Wherever a line below holds the word "this", copy that line.

======== AVAILABLE RECORDS

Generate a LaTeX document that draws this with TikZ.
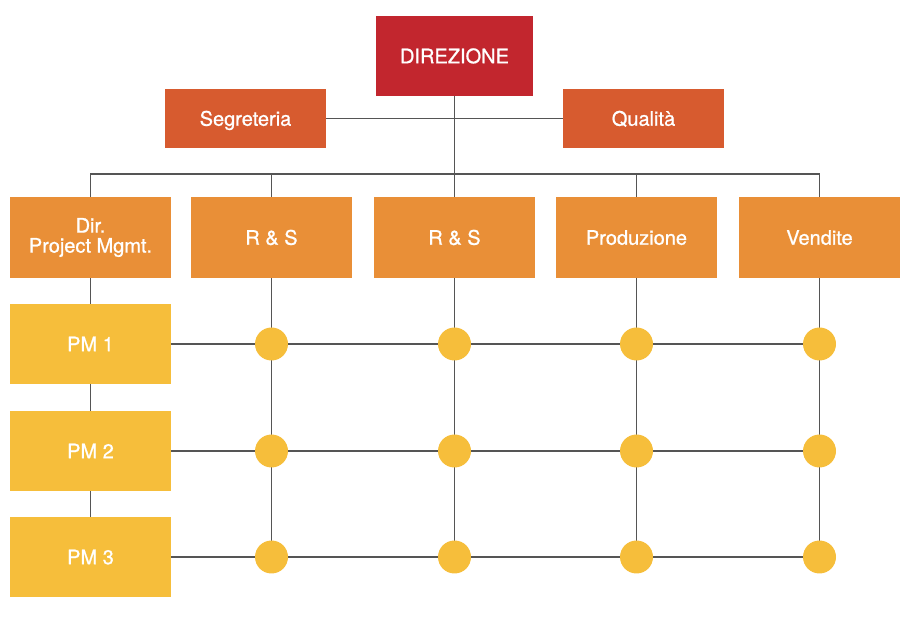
\documentclass[tikz,border=0pt]{standalone}
\usepackage{fontspec}
\setmainfont{TeX Gyre Heros}
\newfontfamily\medfont[FakeBold=0.9]{TeX Gyre Heros}
\begin{document}
\begin{tikzpicture}[x=1pt,y=-1pt,
  box/.style={draw=none,text=white,align=center,minimum width=161pt,minimum height=80pt,inner sep=0pt,font=\medfont\fontsize{20}{23}\selectfont},
  oneline/.style={text height=14.5pt,text depth=0pt},
  lvlA/.style={box,oneline,fill=cRed,minimum width=157pt},
  lvlB/.style={box,oneline,fill=cOrangeD,minimum height=59pt},
  lvlC/.style={box,fill=cOrange,minimum height=81pt},
  lvlD/.style={box,oneline,fill=cYellow},
  dot/.style={circle,fill=cYellow,minimum size=33pt,inner sep=0pt},
  wire/.style={draw=cLine,line width=1.2pt}]
\definecolor{cRed}{HTML}{C2262E}
\definecolor{cOrangeD}{HTML}{D75B2F}
\definecolor{cOrange}{HTML}{E98F37}
\definecolor{cYellow}{HTML}{F6BE3B}
\definecolor{cLine}{HTML}{555555}
\useasboundingbox (0,0) rectangle (906,617);
% nodes
\node[lvlA] (dir) at (454.5,56) {DIREZIONE};
\node[lvlB] (seg) at (245.5,118.5) {Segreteria};
\node[lvlB] (qual) at (643.5,118.5) {Qualità};
\node[lvlC] (d1) at (90.5,237.5) {Dir.\\[-3pt]Project Mgmt.};
\node[lvlC,oneline] (d2) at (271.5,237.5) {R \& S};
\node[lvlC,oneline] (d3) at (454.5,237.5) {R \& S};
\node[lvlC,oneline] (d4) at (636.5,237.5) {Produzione};
\node[lvlC,oneline] (d5) at (819.5,237.5) {Vendite};
\node[lvlD] (pm1) at (90.5,344) {PM 1};
\node[lvlD] (pm2) at (90.5,451) {PM 2};
\node[lvlD] (pm3) at (90.5,557) {PM 3};
\coordinate (bus) at (454.5,174);
% connectors
\draw[wire] (seg.east) -- (qual.west);
\draw[wire] (dir.south) -- (d3.north);
\draw[wire] (d1.north) |- (bus) -| (d5.north);
\draw[wire] (d2.north) -- (d2.north |- bus);
\draw[wire] (d4.north) -- (d4.north |- bus);
\draw[wire] (d1.south) -- (pm1.north);
\draw[wire] (pm1.south) -- (pm2.north);
\draw[wire] (pm2.south) -- (pm3.north);
\foreach \c in {2,3,4,5}{
  \coordinate (v\c) at (d\c.south |- pm3.east);
  \draw[wire] (d\c.south) -- (v\c);
}
\foreach \r in {1,2,3}{
  \draw[wire] (pm\r.east) -- (pm\r.east -| d5.south);
}
% junction dots
\foreach \c in {2,3,4,5}{
  \foreach \r in {1,2,3}{
    \node[dot] (c\c\r) at (d\c.south |- pm\r.east) {};
  }
}
\end{tikzpicture}
\end{document}
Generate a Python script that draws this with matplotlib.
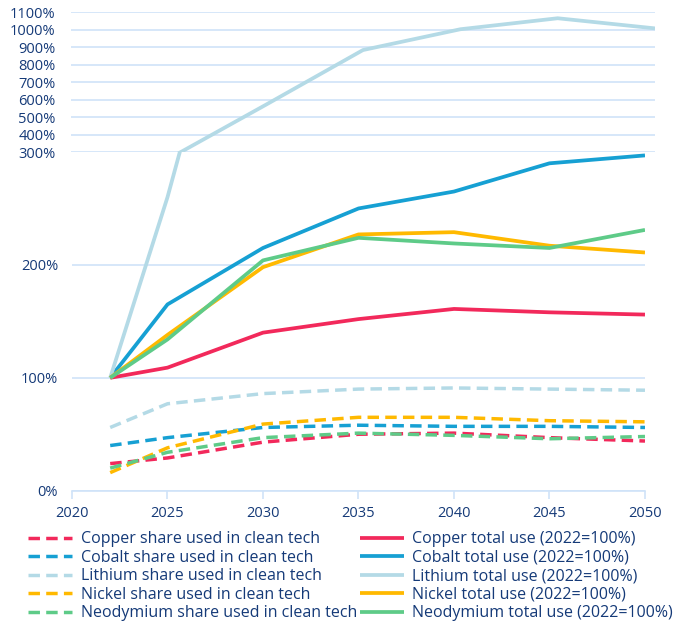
import matplotlib
matplotlib.use("Agg")
import matplotlib.pyplot as plt
from matplotlib.ticker import FuncFormatter

plt.rcParams['font.family'] = ['Open Sans', 'DejaVu Sans']

years = [2022, 2025, 2030, 2035, 2040, 2045, 2050]
metals = ["Copper", "Cobalt", "Lithium", "Nickel", "Neodymium"]
colors = ["#f2295b", "#16a0d3", "#b4dae6", "#ffb900", "#5ecb88"]

# share used in clean tech (%)
copper_share = [24, 29, 43, 50, 51, 47, 44]
cobalt_share = [40, 47, 56, 58, 57, 57, 56]
lithium_share = [56, 77, 86, 90, 91, 90, 89]
nickel_share = [16, 38, 59, 65, 65, 62, 61]
neodymium_share = [20, 34, 47, 51, 49, 46, 48]

# total use (2022=100%)
copper_total = [100, 109, 140, 152, 161, 158, 156]
cobalt_total = [100, 165, 215, 250, 265, 290, 297]
lithium_total = [100, 260, 570, 884, 1003, 1066, 1008]
nickel_total = [100, 138, 198, 227, 229, 217, 211]
neodymium_total = [100, 134, 204, 224, 219, 215, 231]

shares = [copper_share, cobalt_share, lithium_share, nickel_share, neodymium_share]
totals = [copper_total, cobalt_total, lithium_total, nickel_total, neodymium_total]

text_col = "#153a78"
grid_col = "#cfe3f8"

fig = plt.figure(figsize=(6.78, 6.22), dpi=100)
ax_lo = fig.add_axes([0.1062, 0.2111, 0.8451, 0.5445])
ax_hi = fig.add_axes([0.1047, 0.7556, 0.8614, 0.2246])

for ax in (ax_lo, ax_hi):
    for s in ax.spines.values():
        s.set_visible(False)
    ax.set_xlim(2020, 2050)
    ax.set_axisbelow(True)
    ax.tick_params(axis='y', length=0, labelsize=10.5, labelcolor=text_col, pad=10)
    ax.yaxis.set_major_formatter(FuncFormatter(lambda v, p: f"{v:.0f}%"))

dash_handles = []
solid_handles = []
for name, c, sh, tot in zip(metals, colors, shares, totals):
    h1, = ax_lo.plot(years, sh, color=c, lw=2.5, dashes=(3.3, 1.8),
                     dash_capstyle='butt', label=f"{name} share used in clean tech")
    h2, = ax_lo.plot(years, tot, color=c, lw=2.7, solid_capstyle='butt',
                     label=f"{name} total use (2022=100%)")
    # only series that go past 300% show up in the top part
    if max(tot) > 300:
        ax_hi.plot(years, tot, color=c, lw=2.7, solid_capstyle='butt')
    dash_handles.append(h1)
    solid_handles.append(h2)

# lower part 0-300%
ax_lo.set_ylim(0, 300)
ax_lo.set_yticks([0, 100, 200])
ax_lo.grid(axis='y', color=grid_col, lw=1.2)
ax_lo.spines['bottom'].set_visible(True)
ax_lo.spines['bottom'].set_color(grid_col)
ax_lo.spines['bottom'].set_linewidth(1.2)
ax_lo.set_xticks([2020, 2025, 2030, 2035, 2040, 2045, 2050])
ax_lo.tick_params(axis='x', length=6, width=1.2, color=grid_col,
                  labelsize=10.5, labelcolor=text_col, pad=5)

# upper part 300-1100%
ax_hi.set_ylim(300, 1100)
ax_hi.set_yticks(range(300, 1101, 100))
ax_hi.grid(axis='y', color=grid_col, lw=1.2)
ax_hi.set_xticks([])
ax_hi.tick_params(axis='y', pad=11)
ax_hi.patch.set_alpha(0)

leg_kw = dict(frameon=False, fontsize=11.5, handlelength=2.75, handletextpad=0.52,
              labelspacing=0.16, borderpad=0, borderaxespad=0, loc='upper left',
              labelcolor=text_col)
fig.legend(handles=dash_handles, bbox_to_anchor=(0.0417, 0.146), **leg_kw)
fig.legend(handles=solid_handles, bbox_to_anchor=(0.531, 0.146), **leg_kw)

fig.savefig("out.png", dpi=100)
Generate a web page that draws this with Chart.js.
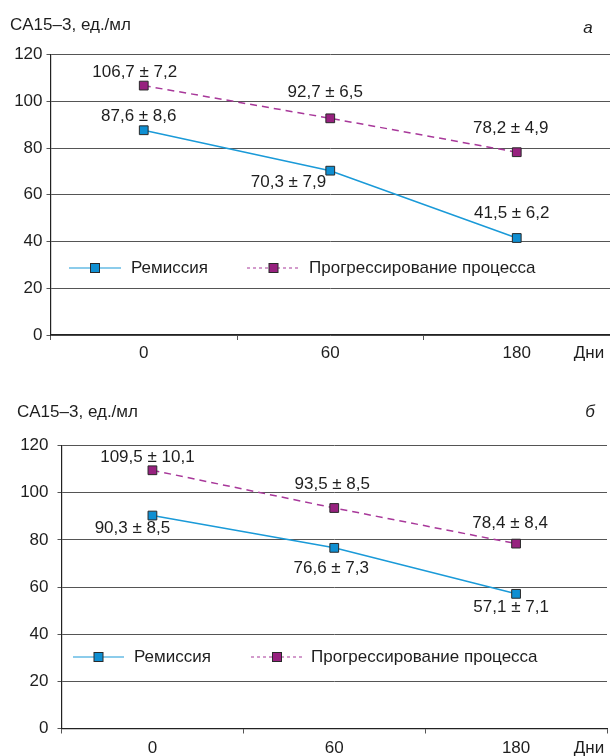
<!DOCTYPE html>
<html>
<head>
<meta charset="utf-8">
<script src="https://cdn.jsdelivr.net/npm/chart.js@4/dist/chart.umd.min.js"></script>
<style>
html,body{margin:0;padding:0;background:#fff;overflow:hidden;}
#wrap{position:relative;width:610px;height:756px;overflow:hidden;}
#ca{position:absolute;left:0;top:0;}
#cb{position:absolute;left:0;top:375px;}
</style>
</head>
<body>
<div id="wrap">
<canvas id="ca" width="610" height="375"></canvas>
<canvas id="cb" width="610" height="381"></canvas>
</div>
<script>
// ---- data ----
const categories = ['0', '60', '180'];
const seriesNames = ['Ремиссия', 'Прогрессирование процесса'];
const yTicks = [0, 20, 40, 60, 80, 100, 120];
// panel а
const aRemission = [87.6, 70.3, 41.5];
const aRemissionSD = [8.6, 7.9, 6.2];
const aProgression = [106.7, 92.7, 78.2];
const aProgressionSD = [7.2, 6.5, 4.9];
// panel б
const bRemission = [90.3, 76.6, 57.1];
const bRemissionSD = [8.5, 7.3, 7.1];
const bProgression = [109.5, 93.5, 78.4];
const bProgressionSD = [10.1, 8.5, 8.4];

const yTitle = 'CA15–3, ед./мл';
const xUnit = 'Дни';

const FONT = '"Liberation Sans", Arial, sans-serif';
const FS = 17;
const TXT = '#1e1e1e';
const BLUE = '#1a9ad8', BLUE_F = '#0f8fd2';
const MAG = '#a8389a', MAG_F = '#97217f';
const GRID = '#555555';

function fmt(v){ return v.toFixed(1).replace('.', ','); }

const overlay = {
  id: 'overlay',
  afterDatasetsDraw(chart, args, o) {
    const ctx = chart.ctx;
    ctx.save();
    ctx.fillStyle = TXT;
    ctx.font = FS + 'px ' + FONT;
    ctx.textBaseline = 'middle';
    // value labels
    o.labels.forEach(function(spec, di){
      const meta = chart.getDatasetMeta(di);
      const vals = chart.data.datasets[di].data;
      const sds = chart.data.datasets[di].sd;
      spec.forEach(function(off, i){
        const p = meta.data[i];
        ctx.textAlign = off[2] || 'center';
        ctx.fillText(fmt(vals[i]) + ' ± ' + fmt(sds[i]), p.x + off[0], p.y + off[1]);
      });
    });
    // title and panel letter
    ctx.textAlign = 'left';
    ctx.fillText(yTitle, o.title[0], o.title[1]);
    ctx.font = 'italic ' + FS + 'px ' + FONT;
    ctx.textAlign = 'center';
    ctx.fillText(o.letter, o.letterPos[0], o.letterPos[1]);
    // x unit
    ctx.font = FS + 'px ' + FONT;
    ctx.fillText(xUnit, o.unit[0], o.unit[1]);
    // legend
    const lg = o.legend;
    chart.data.datasets.forEach(function(ds, di){
      const it = lg.items[di];
      ctx.save();
      ctx.strokeStyle = ds.borderColor;
      ctx.lineWidth = 1.2;
      ctx.setLineDash(di === 1 ? [3, 3] : []);
      ctx.beginPath();
      ctx.moveTo(it[0], lg.y); ctx.lineTo(it[1], lg.y);
      ctx.stroke();
      ctx.setLineDash([]);
      const m = (it[0] + it[1]) / 2;
      ctx.fillStyle = ds.pointBackgroundColor;
      ctx.strokeStyle = '#2a2a2a';
      ctx.lineWidth = 1;
      ctx.fillRect(m - 4.5, lg.y - 4.5, 9, 9);
      ctx.strokeRect(m - 4.5, lg.y - 4.5, 9, 9);
      ctx.restore();
      ctx.textAlign = 'left';
      ctx.fillStyle = TXT;
      ctx.fillText(ds.label, it[2], lg.y);
    });
    ctx.restore();
  }
};

function makeChart(id, rem, remSD, prog, progSD, geo, ov) {
  const c = document.getElementById(id);
  return new Chart(c, {
    type: 'line',
    data: {
      labels: categories,
      datasets: [
        { label: seriesNames[0], data: rem, sd: remSD, borderColor: BLUE, borderWidth: 1.5,
          pointStyle: 'rect', pointRadius: 6.2, pointBackgroundColor: BLUE_F, pointBorderColor: '#2a2a2a',
          pointBorderWidth: 1, tension: 0 },
        { label: seriesNames[1], data: prog, sd: progSD, borderColor: MAG, borderWidth: 1.5, borderDash: [7, 5],
          pointStyle: 'rect', pointRadius: 6.2, pointBackgroundColor: MAG_F, pointBorderColor: '#2a2a2a',
          pointBorderWidth: 1, tension: 0 }
      ]
    },
    options: {
      responsive: false, animation: false, devicePixelRatio: 1,
      layout: { autoPadding: false, padding: { top: geo.top, right: geo.right, left: 0, bottom: 0 } },
      plugins: { legend: { display: false }, tooltip: { enabled: false }, overlay: ov },
      scales: {
        x: {
          type: 'category', offset: true,
          grid: { offset: true, drawOnChartArea: false, drawTicks: true, tickLength: 5, color: GRID },
          border: { display: true, color: '#222', width: 1.2 },
          ticks: { color: TXT, font: { family: FONT, size: FS }, padding: geo.xPad, maxRotation: 0 },
          afterFit: function(s){ s.height = geo.xH; s.paddingLeft = 0; s.paddingRight = 0; }
        },
        y: {
          min: 0, max: 120,
          afterBuildTicks: function(s){ s.ticks = yTicks.map(function(v){ return { value: v }; }); },
          grid: { color: GRID, tickLength: 4, lineWidth: 1 },
          border: { display: true, color: '#222', width: 1.2 },
          ticks: { color: TXT, font: { family: FONT, size: FS }, padding: geo.yPad },
          afterFit: function(s){ s.width = geo.yW; s.paddingTop = 0; s.paddingBottom = 0; }
        }
      }
    },
    plugins: [overlay]
  });
}

makeChart('ca', aRemission, aRemissionSD, aProgression, aProgressionSD,
  { top: 54.5, right: 0, xH: 40, xPad: 3, yW: 50.5, yPad: 4 },
  {
    labels: [
      [[-5, -14], [-4, 12, 'right'], [-5, -25]],
      [[-9, -13], [-5, -26], [-6, -24]]
    ],
    title: [10, 25], letter: 'а', letterPos: [588, 28], unit: [589, 353],
    legend: { y: 268, items: [[69, 121, 131], [247, 300, 309]] }
  });

makeChart('cb', bRemission, bRemissionSD, bProgression, bProgressionSD,
  { top: 70.5, right: 3, xH: 27.5, xPad: 5, yW: 61.5, yPad: 9 },
  {
    labels: [
      [[-20, 13], [-3, 20], [-5, 13]],
      [[-5, -13], [-2, -24], [-6, -20]]
    ],
    title: [17, 37], letter: 'б', letterPos: [590, 37], unit: [589, 373],
    legend: { y: 282, items: [[73, 124, 134], [251, 303, 311]] }
  });
</script>
</body>
</html>
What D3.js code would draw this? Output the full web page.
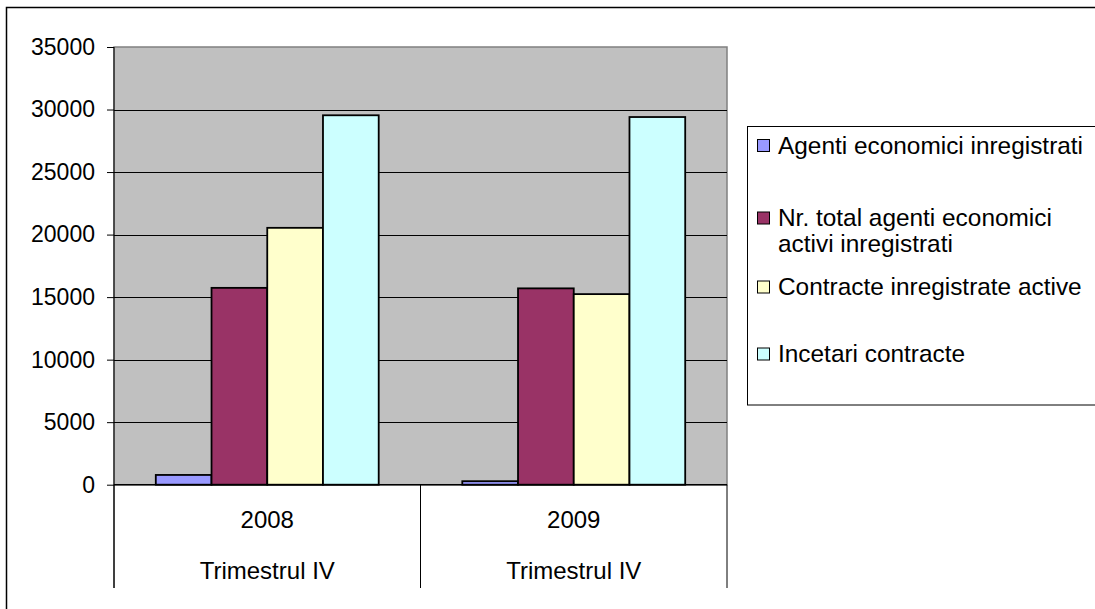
<!DOCTYPE html>
<html>
<head>
<meta charset="utf-8">
<script src="https://cdn.jsdelivr.net/npm/d3@7"></script>
<style>
  html, body { margin: 0; padding: 0; background: #fff; }
  svg { display: block; font-family: "Liberation Sans", Arial, sans-serif; }
</style>
</head>
<body>
<div id="chart"></div>
<script>
// ---- data ----
const years = ['2008', '2009'];
const quarterLabels = ['Trimestrul IV', 'Trimestrul IV'];
const seriesNames = [
  'Agenti economici inregistrati',
  'Nr. total agenti economici activi inregistrati',
  'Contracte inregistrate active',
  'Incetari contracte'
];
const agentiInregistrati = [780, 280];
const totalAgentiActivi = [15740, 15700];
const contracteActive = [20540, 15240];
const incetariContracte = [29540, 29400];
const yTicks = [0, 5000, 10000, 15000, 20000, 25000, 30000, 35000];

const seriesValues = [agentiInregistrati, totalAgentiActivi, contracteActive, incetariContracte];
const seriesColors = ['#9999FF', '#993366', '#FFFFCC', '#CCFFFF'];
// legend label wrapping (Excel wraps the long one)
const legendLines = [
  ['Agenti economici inregistrati'],
  ['Nr. total agenti economici', 'activi inregistrati'],
  ['Contracte inregistrate active'],
  ['Incetari contracte']
];

const W = 1095, H = 609;
const plot = { left: 114, right: 727, top: 47, bottom: 484.7 };
const catBottom = 588;

const svg = d3.select('#chart').append('svg')
  .attr('width', W).attr('height', H)
  .attr('viewBox', `0 0 ${W} ${H}`);

// chart area border
svg.append('rect')
  .attr('x', 6.5).attr('y', 7.5)
  .attr('width', 1100).attr('height', 620)
  .attr('fill', '#fff').attr('stroke', '#000').attr('stroke-width', 1.5);

const y = d3.scaleLinear().domain([0, 35000]).range([plot.bottom, plot.top]);
const x0 = d3.scaleBand().domain(years).range([plot.left, plot.right]).padding(0);
const step = x0.bandwidth();
const bw = step / 5.5;               // gap width 150%
const x1 = d3.scaleBand().domain(d3.range(seriesNames.length))
  .range([0.75 * bw, step - 0.75 * bw]).padding(0);

// plot area
svg.append('rect')
  .attr('x', plot.left).attr('y', plot.top)
  .attr('width', plot.right - plot.left).attr('height', plot.bottom - plot.top)
  .attr('fill', '#C0C0C0').attr('stroke', '#808080').attr('stroke-width', 1.5);

// gridlines
svg.append('g').selectAll('line')
  .data(yTicks.filter(t => t > 0 && t < 35000)).join('line')
  .attr('x1', plot.left).attr('x2', plot.right)
  .attr('y1', d => Math.round(y(d)) + 0.5).attr('y2', d => Math.round(y(d)) + 0.5)
  .attr('stroke', '#000').attr('stroke-width', 1);

// bars
const groups = svg.append('g').selectAll('g')
  .data(years).join('g')
  .attr('transform', d => `translate(${x0(d)},0)`);

groups.selectAll('rect')
  .data((d, i) => seriesValues.map((vals, s) => ({ s, v: vals[i] })))
  .join('rect')
  .attr('x', d => x1(d.s))
  .attr('width', x1.bandwidth())
  .attr('y', d => y(d.v))
  .attr('height', d => y(0) - y(d.v))
  .attr('fill', d => seriesColors[d.s])
  .attr('stroke', '#000').attr('stroke-width', 1.8);

// category axis line at 0
svg.append('line')
  .attr('x1', plot.left).attr('x2', plot.right)
  .attr('y1', y(0)).attr('y2', y(0))
  .attr('stroke', '#000').attr('stroke-width', 1.5);

// value axis
const yAxis = d3.axisLeft(y).tickValues(yTicks).tickSize(7).tickPadding(12)
  .tickFormat(d3.format('d'));
const ya = svg.append('g').attr('transform', `translate(${plot.left},0)`).call(yAxis);
ya.select('.domain').remove();
ya.selectAll('.tick line').attr('stroke', '#000');
ya.selectAll('.tick text')
  .attr('font-size', 23).attr('fill', '#000')
  .attr('font-family', '"Liberation Sans", Arial, sans-serif');
svg.append('line')
  .attr('x1', plot.left).attr('x2', plot.left)
  .attr('y1', plot.top).attr('y2', catBottom)
  .attr('stroke', '#000').attr('stroke-width', 1);

// category dividers (multi-level axis)
const dividers = years.map(d => x0(d)).concat([plot.right]);
svg.append('g').selectAll('line')
  .data(dividers).join('line')
  .attr('x1', d => d).attr('x2', d => d)
  .attr('y1', plot.bottom).attr('y2', catBottom)
  .attr('stroke', '#000').attr('stroke-width', 1);

svg.append('g').selectAll('text')
  .data(years).join('text')
  .attr('x', d => x0(d) + step / 2).attr('y', 528)
  .attr('text-anchor', 'middle').attr('font-size', 24).attr('fill', '#000')
  .text(d => d);

svg.append('g').selectAll('text')
  .data(quarterLabels).join('text')
  .attr('x', (d, i) => x0(years[i]) + step / 2).attr('y', 578.5)
  .attr('text-anchor', 'middle').attr('font-size', 24).attr('fill', '#000')
  .text(d => d);

// legend
svg.append('rect')
  .attr('x', 747.5).attr('y', 126.5)
  .attr('width', 400).attr('height', 278.5)
  .attr('fill', '#fff').attr('stroke', '#000').attr('stroke-width', 1);

const legendY = [145.5, 218, 287, 354];
const lg = svg.append('g').selectAll('g')
  .data(seriesNames).join('g')
  .attr('transform', (d, i) => `translate(757,${legendY[i]})`);

lg.append('rect')
  .attr('x', 0.5).attr('y', -6).attr('width', 12).attr('height', 12)
  .attr('fill', (d, i) => seriesColors[i])
  .attr('stroke', '#000').attr('stroke-width', 1);

lg.append('text')
  .attr('x', 21).attr('y', 8.3)
  .attr('font-size', 24.4).attr('fill', '#000')
  .selectAll('tspan')
  .data((d, i) => legendLines[i]).join('tspan')
  .attr('x', 21).attr('dy', (d, j) => j === 0 ? 0 : 26)
  .text(d => d);
</script>
</body>
</html>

================

▶ **SOLUTION**:
Generate a LaTeX document that draws this with TikZ.
Generate a Python script that draws this with matplotlib.
Generate a web page that draws this with Chart.js.
What D3.js code would draw this? Output the full web page.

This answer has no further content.